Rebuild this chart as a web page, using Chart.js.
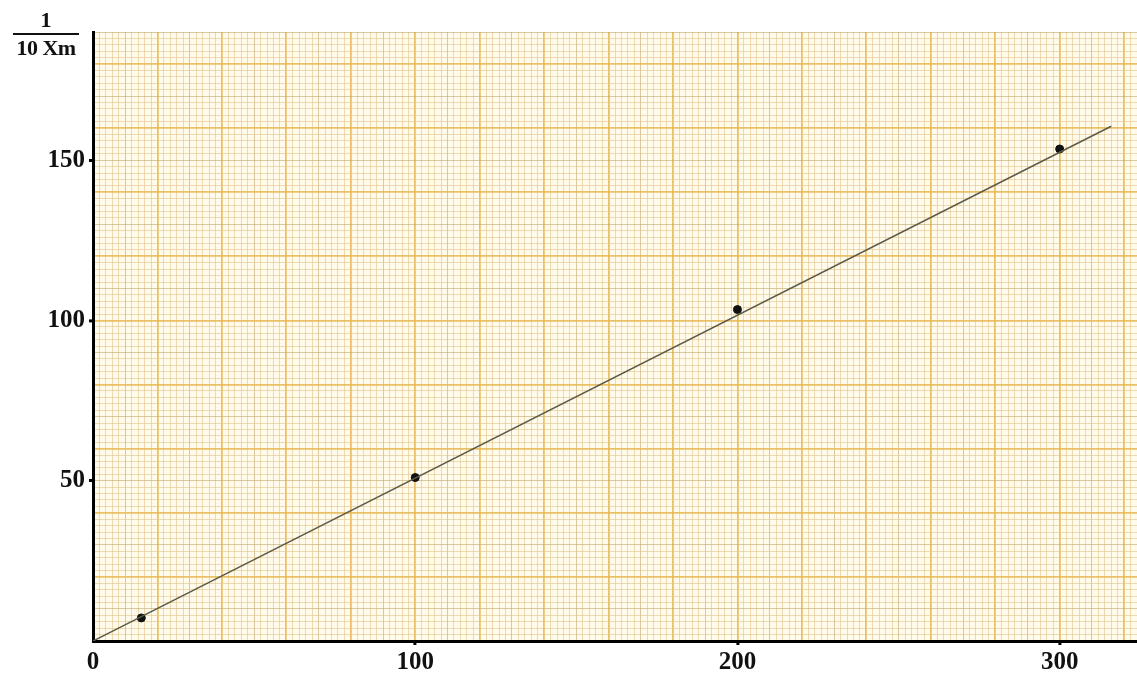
<!DOCTYPE html>
<html>
<head>
<meta charset="utf-8">
<script src="https://cdn.jsdelivr.net/npm/chart.js@4"></script>
<style>
    body { margin: 0; background: #fff; }
    #wrap { position: relative; width: 1137px; height: 677px; }
    #yTitle {
        position: absolute; left: 13px; top: 8px; width: 66px;
        font-family: 'Liberation Serif', serif; font-weight: bold; font-size: 22px;
        text-align: center; color: #111; line-height: 24px;
    }
    #yTitle .num { border-bottom: 2px solid #111; padding-bottom: 1px; }
    #yTitle .den { padding-top: 1px; letter-spacing: -0.5px; }
</style>
</head>
<body>
<div id="wrap">
    <canvas id="plot"></canvas>
    <div id="yTitle"><div class="num">1</div><div class="den">10 Xm</div></div>
</div>
<script>
// axis labels
const xTickLabels = [0, 100, 200, 300];
const yTickLabels = [50, 100, 150];

// measured points
const measuredX = [15, 100, 200, 300];
const measuredY = [7.2, 51, 103.4, 153.5];

// fitted straight line through the origin
const fitX = [0, 316];
const fitY = [0, 160.6];

const X_MAX = 324;
const Y_MAX = 190;

// graph paper lines: fine every 2, medium every 10, heavy every 20
function paperColor(v) {
    v = Math.round(v);
    if (v % 20 === 0) return 'rgba(230, 182, 82, 0.85)';
    if (v % 10 === 0) return 'rgba(190, 168, 110, 0.6)';
    return 'rgba(225, 195, 140, 0.6)';
}
function paperWidth(v) {
    v = Math.round(v);
    if (v % 20 === 0) return 1.8;
    return 1;
}

const paperBackground = {
    id: 'paperBackground',
    beforeDraw(chart) {
        const { ctx, chartArea } = chart;
        ctx.save();
        ctx.fillStyle = '#fffaea';
        ctx.fillRect(chartArea.left, chartArea.top, chartArea.right - chartArea.left, chartArea.bottom - chartArea.top);
        ctx.restore();
    }
};

const tickFont = { family: "'Liberation Serif', serif", size: 25, weight: 'bold' };

new Chart(document.getElementById('plot').getContext('2d'), {
    type: 'scatter',
    data: {
        datasets: [
            {
                type: 'line',
                data: fitX.map((x, i) => ({ x: x, y: fitY[i] })),
                borderColor: '#5b5b48',
                borderWidth: 1.5,
                pointRadius: 0,
                fill: false
            },
            {
                data: measuredX.map((x, i) => ({ x: x, y: measuredY[i] })),
                backgroundColor: '#111',
                borderColor: '#111',
                pointRadius: 4
            }
        ]
    },
    options: {
        responsive: true,
        maintainAspectRatio: false,
        animation: false,
        layout: { autoPadding: false, padding: { top: 32, right: 0, left: 0, bottom: 0 } },
        plugins: {
            legend: { display: false },
            tooltip: { enabled: false }
        },
        scales: {
            x: {
                type: 'linear',
                min: 0,
                max: X_MAX,
                border: { display: true, color: '#000', width: 3 },
                grid: {
                    color: ctx => paperColor(ctx.tick.value),
                    lineWidth: ctx => paperWidth(ctx.tick.value),
                    tickColor: ctx => (xTickLabels.includes(Math.round(ctx.tick.value)) && ctx.tick.value > 0) ? '#000' : 'rgba(0,0,0,0)',
                    tickLength: 4,
                    tickWidth: 3
                },
                ticks: {
                    stepSize: 2,
                    autoSkip: false,
                    maxRotation: 0,
                    maxTicksLimit: 1000,
                    padding: 3,
                    color: '#111',
                    font: tickFont,
                    callback: v => xTickLabels.includes(Math.round(v)) ? String(Math.round(v)) : ''
                },
                afterFit: scale => {
                    scale.height = 36;
                    scale.paddingRight = 0;
                    scale.paddingLeft = 0;
                }
            },
            y: {
                type: 'linear',
                min: 0,
                max: Y_MAX,
                border: { display: true, color: '#000', width: 3 },
                grid: {
                    color: ctx => paperColor(ctx.tick.value),
                    lineWidth: ctx => paperWidth(ctx.tick.value),
                    tickColor: ctx => yTickLabels.includes(Math.round(ctx.tick.value)) ? '#000' : 'rgba(0,0,0,0)',
                    tickLength: 4,
                    tickWidth: 3
                },
                ticks: {
                    stepSize: 2,
                    autoSkip: false,
                    maxTicksLimit: 1000,
                    padding: 4,
                    color: '#111',
                    font: tickFont,
                    callback: v => yTickLabels.includes(Math.round(v)) ? String(Math.round(v)) : ''
                },
                afterFit: scale => {
                    scale.width = 93;
                    scale.paddingTop = 0;
                    scale.paddingBottom = 0;
                }
            }
        }
    },
    plugins: [paperBackground]
});
</script>
</body>
</html>
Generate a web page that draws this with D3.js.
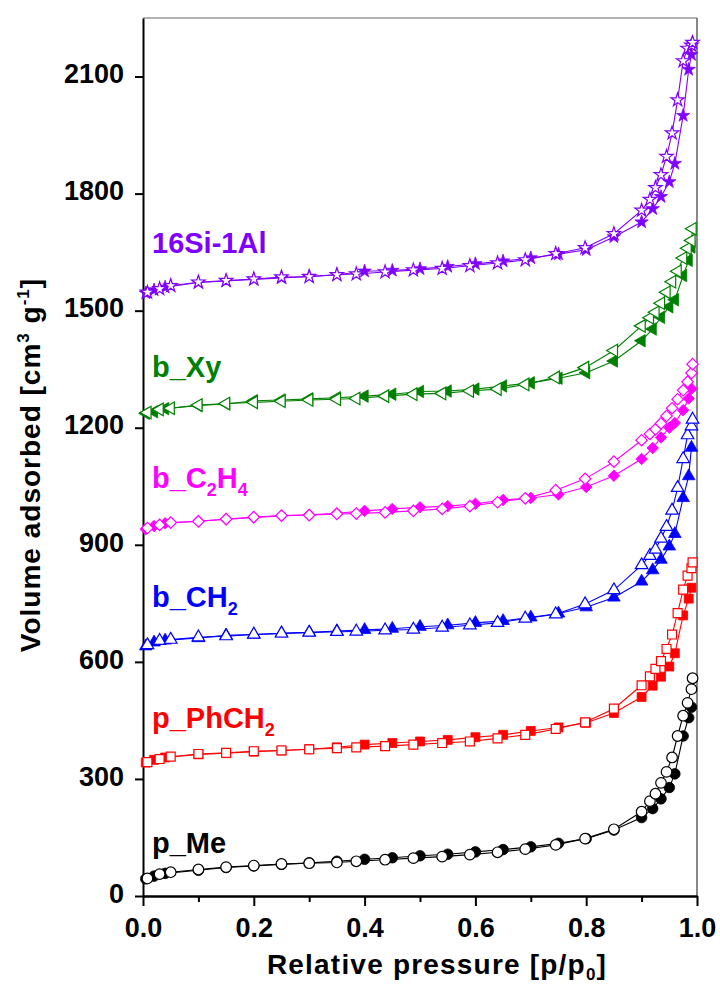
<!DOCTYPE html>
<html>
<head>
<meta charset="utf-8">
<script src="https://cdn.jsdelivr.net/npm/d3@7"></script>
<style>
  body { margin: 0; background: #fff; }
  text { font-family: "Liberation Sans", Arial, sans-serif; font-weight: bold; }
</style>
</head>
<body>
<svg id="chart" width="720" height="992"></svg>
<script>
// ---------------------------------------------------------------- //
// DATA ------------------------------------------------------------//
// ---------------------------------------------------------------- //

// relative pressure of the points, adsorption (filled) and desorption (open)
var pAds = [0.005, 0.02, 0.04, 0.1, 0.15, 0.2, 0.25, 0.3, 0.35, 0.4, 0.45, 0.5, 0.55, 0.6, 0.65,
            0.7, 0.75, 0.8, 0.85, 0.9, 0.92, 0.935, 0.95, 0.96, 0.975, 0.985, 0.99]
var pDes = [0.008, 0.03, 0.05, 0.1, 0.15, 0.2, 0.25, 0.3, 0.35, 0.385, 0.437, 0.488, 0.54, 0.59, 0.64,
            0.69, 0.745, 0.798, 0.85, 0.9, 0.915, 0.925, 0.935, 0.945, 0.955, 0.965, 0.975, 0.983, 0.99, 0.992]

// volumes (cm3 g-1), curves are offset in the original figure
var meAds = [44, 51, 58, 66, 73, 77, 81, 85, 89, 94, 98, 103, 107, 113, 119, 126, 135, 147, 169, 201, 224, 249, 278, 313, 410, 457, 484]
var meDes = [45, 56, 61, 68, 74, 78, 82, 84, 86, 89, 93, 97, 101, 106, 112, 120, 131, 147, 171, 216, 243, 262, 290, 318, 355, 410, 462, 495, 530, 558]

var phAds = [342, 349, 355, 363, 366, 370, 373, 376, 381, 388, 392, 396, 400, 407, 413, 423, 432, 444, 469, 510, 539, 562, 588, 622, 719, 762, 790]
var phDes = [343, 351, 357, 364, 367, 371, 373, 376, 379, 381, 384, 388, 392, 396, 404, 413, 428, 445, 480, 540, 563, 582, 602, 633, 670, 725, 785, 821, 840, 855]

var chAds = [640, 650, 655, 661, 668, 670, 673, 676, 679, 682, 685, 690, 694, 700, 705, 714, 724, 740, 765, 806, 835, 862, 896, 928, 1020, 1076, 1149]
var chDes = [643, 654, 657, 663, 666, 670, 673, 675, 677, 678, 681, 683, 688, 694, 700, 711, 722, 748, 784, 848, 872, 888, 916, 946, 988, 1046, 1120, 1181, 1204, 1221]

var etAds = [940, 948, 955, 961, 965, 970, 974, 977, 981, 987, 992, 996, 999, 1005, 1015, 1020, 1029, 1048, 1077, 1120, 1148, 1175, 1200, 1212, 1245, 1275, 1300]
var etDes = [943, 951, 957, 960, 966, 971, 975, 976, 979, 980, 983, 987, 992, 999, 1009, 1019, 1040, 1069, 1113, 1168, 1184, 1196, 1211, 1230, 1250, 1273, 1296, 1318, 1340, 1363]

var xyAds = [1237, 1241, 1249, 1257, 1261, 1269, 1271, 1274, 1277, 1281, 1286, 1293, 1294, 1299, 1307, 1315, 1327, 1341, 1371, 1423, 1453, 1483, 1510, 1528, 1590, 1629, 1663]
var xyDes = [1239, 1247, 1250, 1258, 1262, 1265, 1268, 1271, 1273, 1275, 1281, 1286, 1288, 1294, 1299, 1311, 1329, 1354, 1398, 1461, 1482, 1496, 1519, 1547, 1574, 1601, 1635, 1660, 1680, 1710]

var siAds = [1545, 1553, 1560, 1572, 1576, 1580, 1584, 1588, 1592, 1601, 1603, 1607, 1613, 1620, 1627, 1635, 1645, 1656, 1689, 1727, 1761, 1792, 1830, 1877, 2000, 2118, 2156]
var siDes = [1547, 1556, 1564, 1573, 1577, 1581, 1586, 1587, 1592, 1594, 1599, 1604, 1608, 1615, 1622, 1630, 1646, 1661, 1697, 1757, 1785, 1815, 1848, 1895, 1955, 2040, 2140, 2172, 2180, 2187]

// tick labels
var yTicks = [0, 300, 600, 900, 1200, 1500, 1800, 2100]
var xTicks = [0, 0.2, 0.4, 0.6, 0.8, 1.0]
var xMinor = [0.1, 0.3, 0.5, 0.7, 0.9]

// series table
var series = [
    { label: "p_Me",     sub: [],        color: "#000000", shape: "circle",   ads: meAds, des: meDes, ly: 853 },
    { label: "p_PhCH",   sub: ["2"],     color: "#ff0000", shape: "square",   ads: phAds, des: phDes, ly: 728 },
    { label: "b_CH",     sub: ["2"],     color: "#0000ff", shape: "triangle", ads: chAds, des: chDes, ly: 607 },
    { label: "b_C",      sub: ["2", "H", "4"], color: "#ff00ff", shape: "diamond", ads: etAds, des: etDes, ly: 488 },
    { label: "b_Xy",     sub: [],        color: "#008000", shape: "left",     ads: xyAds, des: xyDes, ly: 377 },
    { label: "16Si-1Al", sub: [],        color: "#8000ff", shape: "star",     ads: siAds, des: siDes, ly: 253 }
]

// ---------------------------------------------------------------- //
// SETUP -----------------------------------------------------------//
// ---------------------------------------------------------------- //

var svg = d3.select("#chart")

var x = d3.scaleLinear().domain([0, 1]).range([143, 697])
var y = d3.scaleLinear().domain([0, 2250]).range([896, 18])

// frame: thin grey top/right
svg.append("line")
    .attr("x1", x(0)).attr("x2", x(1)).attr("y1", y(2250)).attr("y2", y(2250))
    .attr("stroke", "#666").attr("stroke-width", 1.2)
svg.append("line")
    .attr("x1", x(1)).attr("x2", x(1)).attr("y1", y(2250)).attr("y2", y(0))
    .attr("stroke", "#555").attr("stroke-width", 1.4)

// axes
var yAxis = d3.axisLeft(y).tickValues(yTicks).tickSize(8).tickSizeOuter(0).tickPadding(11)
    .tickFormat(d3.format("d"))
var xAxis = d3.axisBottom(x).tickValues(xTicks).tickSize(10).tickSizeOuter(0).tickPadding(12)
    .tickFormat(d3.format(".1f"))
var xAxisMinor = d3.axisBottom(x).tickValues(xMinor).tickSize(6).tickSizeOuter(0).tickFormat("")

var gy = svg.append("g").attr("transform", "translate(" + x(0) + ",0)").call(yAxis)
var gxm = svg.append("g").attr("transform", "translate(0," + y(0) + ")").call(xAxisMinor)
var gx = svg.append("g").attr("transform", "translate(0," + y(0) + ")").call(xAxis)

;[gy, gx, gxm].forEach(function (g) {
    g.selectAll("path, line").attr("stroke", "#000").attr("stroke-width", 2)
    g.selectAll("text").attr("fill", "#000").style("font-size", "27px")
        .style("font-family", '"Liberation Sans", Arial, sans-serif').style("font-weight", "bold")
})
gy.selectAll("text").attr("dy", "0.23em")

// axis titles
var xt = svg.append("text")
    .attr("x", 437).attr("y", 974)
    .attr("text-anchor", "middle")
    .style("font-size", "28px").style("letter-spacing", "1.2px")
xt.append("tspan").text("Relative pressure [p/p")
xt.append("tspan").attr("dy", 6).style("font-size", "17px").text("0")
xt.append("tspan").attr("dy", -6).text("]")

var yt = svg.append("text")
    .attr("transform", "translate(40,465) rotate(-90)")
    .attr("text-anchor", "middle")
    .style("font-size", "28px").style("letter-spacing", "1px")
yt.append("tspan").text("Volume adsorbed [cm")
yt.append("tspan").attr("dy", -11).style("font-size", "17px").text("3")
yt.append("tspan").attr("dy", 11).text(" g")
yt.append("tspan").attr("dy", -11).style("font-size", "17px").text("-1")
yt.append("tspan").attr("dy", 11).text("]")

// ---------------------------------------------------------------- //
// CURVES ----------------------------------------------------------//
// ---------------------------------------------------------------- //

function symbolPath(shape) {
    if (shape == "circle") return d3.symbol().type(d3.symbolCircle).size(88)()
    if (shape == "square") return d3.symbol().type(d3.symbolSquare).size(80)()
    if (shape == "triangle" || shape == "left") return d3.symbol().type(d3.symbolTriangle).size(68)()
    if (shape == "diamond") return d3.symbol().type(d3.symbolSquare).size(66)()
    return d3.symbol().type(d3.symbolStar).size(55)()
}
function symbolRotate(shape) {
    if (shape == "left") return " rotate(-90)"
    if (shape == "diamond") return " rotate(45)"
    return ""
}

var line = d3.line()
    .x(function (d) { return x(d[0]) })
    .y(function (d) { return y(d[1]) })

series.forEach(function (s) {
    var ads = pAds.map(function (p, i) { return [p, s.ads[i]] })
    var des = pDes.map(function (p, i) { return [p, s.des[i]] })
    var g = svg.append("g")

    g.append("path").datum(ads).attr("d", line)
        .attr("fill", "none").attr("stroke", s.color).attr("stroke-width", 1.1)
    g.append("path").datum(des).attr("d", line)
        .attr("fill", "none").attr("stroke", s.color).attr("stroke-width", 1.1)

    var sym = symbolPath(s.shape)
    var rot = symbolRotate(s.shape)

    g.selectAll(".ads").data(ads).enter().append("path")
        .attr("class", "ads")
        .attr("d", sym)
        .attr("transform", function (d) { return "translate(" + x(d[0]) + "," + y(d[1]) + ")" + rot })
        .attr("fill", s.color).attr("stroke", s.color).attr("stroke-width", 0.8)

    g.selectAll(".des").data(des).enter().append("path")
        .attr("class", "des")
        .attr("d", sym)
        .attr("transform", function (d) { return "translate(" + x(d[0]) + "," + y(d[1]) + ")" + rot })
        .attr("fill", "#fff").attr("stroke", s.color).attr("stroke-width", 1.2)

    // label
    var t = svg.append("text")
        .attr("x", 152).attr("y", s.ly)
        .attr("fill", s.color)
        .style("font-size", "29px")
    t.append("tspan").text(s.label)
    if (s.sub.length == 1) {
        t.append("tspan").attr("dy", 8).style("font-size", "18px").text(s.sub[0])
    } else if (s.sub.length == 3) {
        t.append("tspan").attr("dy", 8).style("font-size", "18px").text(s.sub[0])
        t.append("tspan").attr("dy", -8).text(s.sub[1])
        t.append("tspan").attr("dy", 8).style("font-size", "18px").text(s.sub[2])
    }
})
</script>
</body>
</html>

Goal of the exercise: Except for the pictures, write out exactly the lines from the line that contains "Generate a web" through the line that contains "821, 840, 855]", including both.

Task response:
Generate a web page that draws this with D3.js.
<!DOCTYPE html>
<html>
<head>
<meta charset="utf-8">
<script src="https://cdn.jsdelivr.net/npm/d3@7"></script>
<style>
  body { margin: 0; background: #fff; }
  text { font-family: "Liberation Sans", Arial, sans-serif; font-weight: bold; }
</style>
</head>
<body>
<svg id="chart" width="720" height="992"></svg>
<script>
// ---------------------------------------------------------------- //
// DATA ------------------------------------------------------------//
// ---------------------------------------------------------------- //

// relative pressure of the points, adsorption (filled) and desorption (open)
var pAds = [0.005, 0.02, 0.04, 0.1, 0.15, 0.2, 0.25, 0.3, 0.35, 0.4, 0.45, 0.5, 0.55, 0.6, 0.65,
            0.7, 0.75, 0.8, 0.85, 0.9, 0.92, 0.935, 0.95, 0.96, 0.975, 0.985, 0.99]
var pDes = [0.008, 0.03, 0.05, 0.1, 0.15, 0.2, 0.25, 0.3, 0.35, 0.385, 0.437, 0.488, 0.54, 0.59, 0.64,
            0.69, 0.745, 0.798, 0.85, 0.9, 0.915, 0.925, 0.935, 0.945, 0.955, 0.965, 0.975, 0.983, 0.99, 0.992]

// volumes (cm3 g-1), curves are offset in the original figure
var meAds = [44, 51, 58, 66, 73, 77, 81, 85, 89, 94, 98, 103, 107, 113, 119, 126, 135, 147, 169, 201, 224, 249, 278, 313, 410, 457, 484]
var meDes = [45, 56, 61, 68, 74, 78, 82, 84, 86, 89, 93, 97, 101, 106, 112, 120, 131, 147, 171, 216, 243, 262, 290, 318, 355, 410, 462, 495, 530, 558]

var phAds = [342, 349, 355, 363, 366, 370, 373, 376, 381, 388, 392, 396, 400, 407, 413, 423, 432, 444, 469, 510, 539, 562, 588, 622, 719, 762, 790]
var phDes = [343, 351, 357, 364, 367, 371, 373, 376, 379, 381, 384, 388, 392, 396, 404, 413, 428, 445, 480, 540, 563, 582, 602, 633, 670, 725, 785, 821, 840, 855]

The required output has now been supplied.